Fine-tuning workflows may need redesign. If this approach proves scalable, practitioners will need to reconsider how they structure unlearning pipelines. Instead of simple loss maximization, future systems may require frequency analysis and selective gradient masking—adding complexity but yielding better outcomes. Benchmarking standards should evolve. Current unlearning evaluations often measure only whether forget data is removed, ignoring model degradation. This paper suggests that comprehensive benchmarks must also track performance on retain data across different frequency domains and temporal contexts. Regulatory compliance becomes more feasible. For teams building generative AI products, the ability to remove specific training data without sacrificing quality could simplify compliance with data protection laws. However, the paper's approach likely requires careful hyperparameter tuning and validation, meaning it is not yet a plug-and-play solution. Research directions are clarified. The paper opens questions about what constitutes "benign" information in forget data. Practitioners should watch for follow-up work that provides practical guidelines for identifying which patterns to preserve versus erase.

Key Takeaways

  • The paper challenges the assumption that all information about forgotten data must be removed, proposing selective preservation of certain frequency and temporal patterns to maintain model quality.

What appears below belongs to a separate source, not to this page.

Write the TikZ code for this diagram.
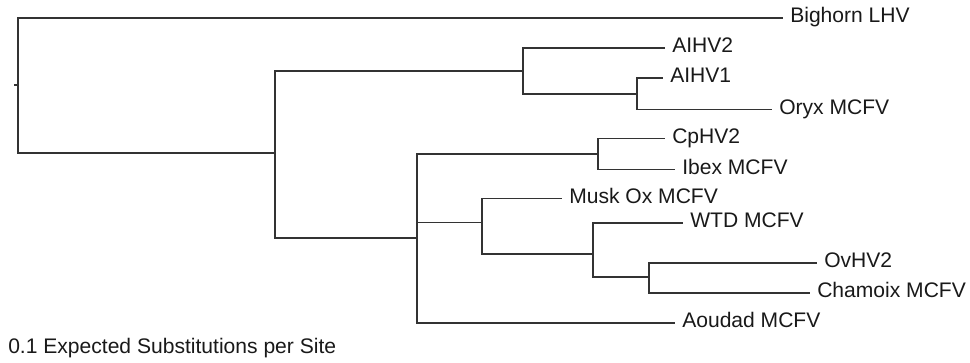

  • This addresses a fundamental tension between data privacy requirements and model utility, particularly relevant for diffusion models in regulated applications.
  • AI practitioners may need to adopt more sophisticated unlearning pipelines that incorporate frequency analysis, moving beyond simple loss maximization approaches.
  • While promising, the method requires further validation and practical guidelines before it can be deployed as a standard tool in production systems.